**Exercise data:**
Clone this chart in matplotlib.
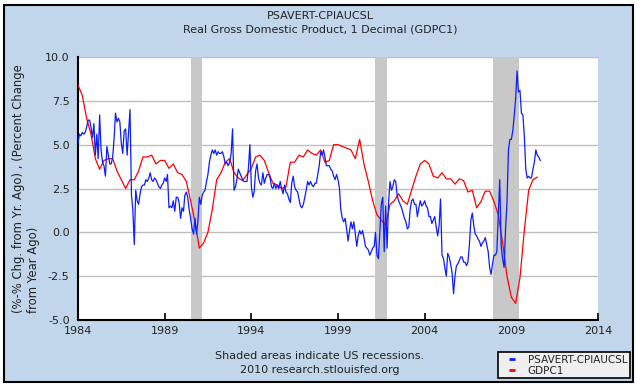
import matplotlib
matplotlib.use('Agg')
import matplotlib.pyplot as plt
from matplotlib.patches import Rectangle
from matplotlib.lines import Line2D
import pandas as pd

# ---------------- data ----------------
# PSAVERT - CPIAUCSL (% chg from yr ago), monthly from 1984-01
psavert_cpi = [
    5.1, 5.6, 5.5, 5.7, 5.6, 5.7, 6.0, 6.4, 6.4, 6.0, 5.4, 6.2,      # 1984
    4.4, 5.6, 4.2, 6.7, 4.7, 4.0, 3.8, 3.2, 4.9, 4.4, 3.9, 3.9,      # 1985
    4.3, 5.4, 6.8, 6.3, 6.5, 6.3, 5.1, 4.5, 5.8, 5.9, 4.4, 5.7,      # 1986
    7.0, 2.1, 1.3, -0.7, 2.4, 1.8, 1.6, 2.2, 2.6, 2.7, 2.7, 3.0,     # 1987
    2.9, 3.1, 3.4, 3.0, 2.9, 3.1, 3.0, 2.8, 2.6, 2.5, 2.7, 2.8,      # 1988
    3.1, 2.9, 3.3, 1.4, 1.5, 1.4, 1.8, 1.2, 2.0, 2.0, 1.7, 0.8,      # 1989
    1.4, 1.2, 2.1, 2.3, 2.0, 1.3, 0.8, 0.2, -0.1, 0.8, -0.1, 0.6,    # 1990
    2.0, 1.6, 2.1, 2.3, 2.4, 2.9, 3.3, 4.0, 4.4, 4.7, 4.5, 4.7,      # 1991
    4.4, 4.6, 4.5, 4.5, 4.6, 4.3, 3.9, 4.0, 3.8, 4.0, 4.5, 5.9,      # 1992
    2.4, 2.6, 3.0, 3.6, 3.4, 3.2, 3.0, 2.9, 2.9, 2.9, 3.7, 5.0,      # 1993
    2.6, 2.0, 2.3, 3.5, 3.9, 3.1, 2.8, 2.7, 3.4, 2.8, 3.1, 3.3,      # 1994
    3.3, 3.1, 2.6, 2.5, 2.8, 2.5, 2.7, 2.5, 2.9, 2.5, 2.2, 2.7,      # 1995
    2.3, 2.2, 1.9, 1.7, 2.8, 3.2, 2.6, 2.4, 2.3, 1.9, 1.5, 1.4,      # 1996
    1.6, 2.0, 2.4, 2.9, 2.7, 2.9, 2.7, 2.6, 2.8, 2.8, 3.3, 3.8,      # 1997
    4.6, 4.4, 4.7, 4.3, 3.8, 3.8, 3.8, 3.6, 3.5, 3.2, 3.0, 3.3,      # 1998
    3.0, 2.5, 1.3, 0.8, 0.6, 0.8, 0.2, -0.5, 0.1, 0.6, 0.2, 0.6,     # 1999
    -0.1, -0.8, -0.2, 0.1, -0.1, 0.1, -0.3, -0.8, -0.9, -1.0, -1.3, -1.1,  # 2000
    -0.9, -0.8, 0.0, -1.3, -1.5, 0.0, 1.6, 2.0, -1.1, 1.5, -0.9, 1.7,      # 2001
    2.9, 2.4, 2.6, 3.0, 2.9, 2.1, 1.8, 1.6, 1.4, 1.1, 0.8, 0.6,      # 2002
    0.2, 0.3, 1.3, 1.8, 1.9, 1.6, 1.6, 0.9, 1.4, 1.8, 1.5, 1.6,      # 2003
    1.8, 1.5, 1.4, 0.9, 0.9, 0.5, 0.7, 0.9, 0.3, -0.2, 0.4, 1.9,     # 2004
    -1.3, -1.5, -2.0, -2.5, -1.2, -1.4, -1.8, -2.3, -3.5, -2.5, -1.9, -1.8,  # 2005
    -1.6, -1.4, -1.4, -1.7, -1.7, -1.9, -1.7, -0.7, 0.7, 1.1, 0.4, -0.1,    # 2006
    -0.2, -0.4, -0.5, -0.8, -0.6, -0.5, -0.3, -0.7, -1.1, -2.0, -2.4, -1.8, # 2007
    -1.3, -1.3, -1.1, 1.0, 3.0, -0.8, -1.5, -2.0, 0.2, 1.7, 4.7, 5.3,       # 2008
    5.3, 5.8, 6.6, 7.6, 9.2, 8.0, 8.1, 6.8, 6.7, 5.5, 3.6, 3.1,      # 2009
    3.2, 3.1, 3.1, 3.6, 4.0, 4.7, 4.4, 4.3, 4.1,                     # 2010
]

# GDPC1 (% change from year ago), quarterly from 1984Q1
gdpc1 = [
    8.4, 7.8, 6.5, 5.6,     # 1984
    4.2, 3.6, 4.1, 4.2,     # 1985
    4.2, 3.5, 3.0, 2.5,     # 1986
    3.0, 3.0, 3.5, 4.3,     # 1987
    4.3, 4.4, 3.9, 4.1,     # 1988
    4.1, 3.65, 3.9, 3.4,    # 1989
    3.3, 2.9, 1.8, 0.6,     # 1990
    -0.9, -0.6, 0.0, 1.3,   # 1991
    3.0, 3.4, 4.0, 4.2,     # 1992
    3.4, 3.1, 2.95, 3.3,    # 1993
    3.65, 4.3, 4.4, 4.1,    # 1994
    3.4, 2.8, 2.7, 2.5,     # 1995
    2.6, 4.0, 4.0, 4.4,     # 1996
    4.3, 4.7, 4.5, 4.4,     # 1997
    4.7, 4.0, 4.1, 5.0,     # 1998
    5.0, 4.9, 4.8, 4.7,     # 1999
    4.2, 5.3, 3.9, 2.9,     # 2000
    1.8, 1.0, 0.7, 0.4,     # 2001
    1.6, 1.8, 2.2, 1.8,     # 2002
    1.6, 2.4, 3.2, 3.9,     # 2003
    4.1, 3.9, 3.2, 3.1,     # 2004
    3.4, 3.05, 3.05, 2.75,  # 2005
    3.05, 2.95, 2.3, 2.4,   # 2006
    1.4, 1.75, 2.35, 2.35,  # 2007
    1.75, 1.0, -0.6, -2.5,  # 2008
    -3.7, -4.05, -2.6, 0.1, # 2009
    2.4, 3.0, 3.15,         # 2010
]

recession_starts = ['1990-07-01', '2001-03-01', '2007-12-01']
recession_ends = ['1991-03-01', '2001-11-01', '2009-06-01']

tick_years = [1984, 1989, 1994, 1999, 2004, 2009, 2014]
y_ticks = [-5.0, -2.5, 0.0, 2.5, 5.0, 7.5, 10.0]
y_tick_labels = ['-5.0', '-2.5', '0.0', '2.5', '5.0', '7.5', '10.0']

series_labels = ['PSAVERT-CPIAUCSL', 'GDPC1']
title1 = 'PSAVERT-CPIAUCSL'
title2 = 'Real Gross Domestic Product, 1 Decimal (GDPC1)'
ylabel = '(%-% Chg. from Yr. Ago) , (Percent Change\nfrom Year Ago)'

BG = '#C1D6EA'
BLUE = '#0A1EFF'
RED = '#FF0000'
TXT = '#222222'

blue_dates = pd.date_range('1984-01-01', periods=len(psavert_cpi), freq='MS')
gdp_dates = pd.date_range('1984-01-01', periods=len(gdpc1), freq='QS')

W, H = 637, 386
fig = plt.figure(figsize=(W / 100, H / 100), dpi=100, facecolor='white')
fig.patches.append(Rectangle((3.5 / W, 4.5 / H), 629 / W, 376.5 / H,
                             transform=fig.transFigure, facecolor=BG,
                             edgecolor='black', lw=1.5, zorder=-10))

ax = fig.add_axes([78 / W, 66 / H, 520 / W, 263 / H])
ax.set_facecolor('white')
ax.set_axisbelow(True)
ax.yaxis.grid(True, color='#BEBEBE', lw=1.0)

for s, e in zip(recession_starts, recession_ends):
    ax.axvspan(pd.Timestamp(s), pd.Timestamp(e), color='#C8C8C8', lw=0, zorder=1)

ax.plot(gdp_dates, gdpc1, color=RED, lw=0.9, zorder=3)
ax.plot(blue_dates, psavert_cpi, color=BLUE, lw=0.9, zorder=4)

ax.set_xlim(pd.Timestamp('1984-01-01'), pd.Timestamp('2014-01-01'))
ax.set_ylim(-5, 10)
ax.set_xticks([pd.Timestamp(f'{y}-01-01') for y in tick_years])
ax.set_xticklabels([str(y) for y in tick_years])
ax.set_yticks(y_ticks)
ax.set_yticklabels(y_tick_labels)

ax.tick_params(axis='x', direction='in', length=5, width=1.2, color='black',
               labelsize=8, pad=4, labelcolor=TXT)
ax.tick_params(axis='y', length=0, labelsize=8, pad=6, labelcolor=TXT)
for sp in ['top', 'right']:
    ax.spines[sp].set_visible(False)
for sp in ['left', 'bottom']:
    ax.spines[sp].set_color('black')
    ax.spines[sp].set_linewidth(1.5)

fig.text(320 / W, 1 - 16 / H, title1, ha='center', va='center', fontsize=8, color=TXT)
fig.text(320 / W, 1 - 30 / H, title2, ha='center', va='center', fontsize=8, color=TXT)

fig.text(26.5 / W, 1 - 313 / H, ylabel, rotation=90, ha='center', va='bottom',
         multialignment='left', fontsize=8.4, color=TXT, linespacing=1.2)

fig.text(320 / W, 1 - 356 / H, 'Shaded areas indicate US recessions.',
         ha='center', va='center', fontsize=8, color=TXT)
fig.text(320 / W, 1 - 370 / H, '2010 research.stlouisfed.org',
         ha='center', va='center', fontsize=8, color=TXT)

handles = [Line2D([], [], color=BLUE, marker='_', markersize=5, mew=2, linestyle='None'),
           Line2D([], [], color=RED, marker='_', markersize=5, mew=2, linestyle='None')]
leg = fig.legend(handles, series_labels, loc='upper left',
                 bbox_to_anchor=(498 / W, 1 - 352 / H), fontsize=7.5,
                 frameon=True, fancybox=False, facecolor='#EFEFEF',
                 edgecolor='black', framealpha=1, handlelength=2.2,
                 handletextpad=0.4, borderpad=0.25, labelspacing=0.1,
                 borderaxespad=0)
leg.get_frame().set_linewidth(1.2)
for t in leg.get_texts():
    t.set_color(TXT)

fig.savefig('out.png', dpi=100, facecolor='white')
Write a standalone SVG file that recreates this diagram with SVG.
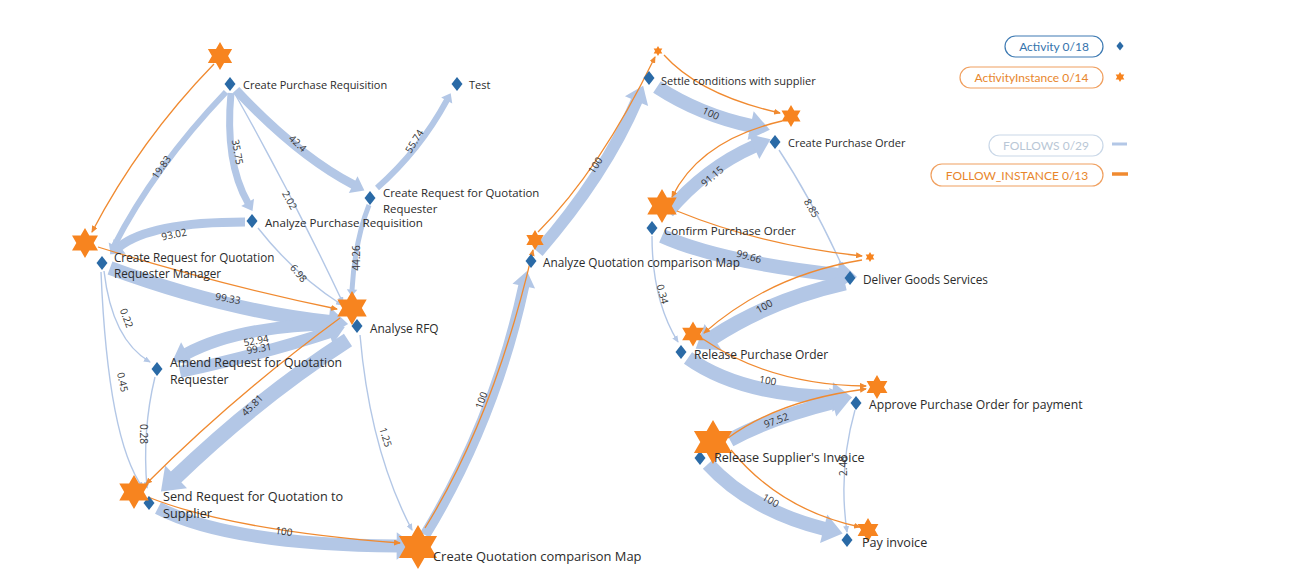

**Given task:**
Extract the lines exactly, please: the first line of the listing, the line with "import pandas as pd", and every line between them, but no pictures.

**Task answer:**
Clone this chart in matplotlib.
import matplotlib
matplotlib.use('Agg')
import matplotlib.pyplot as plt
from matplotlib.patches import Rectangle
from matplotlib.lines import Line2D
import pandas as pd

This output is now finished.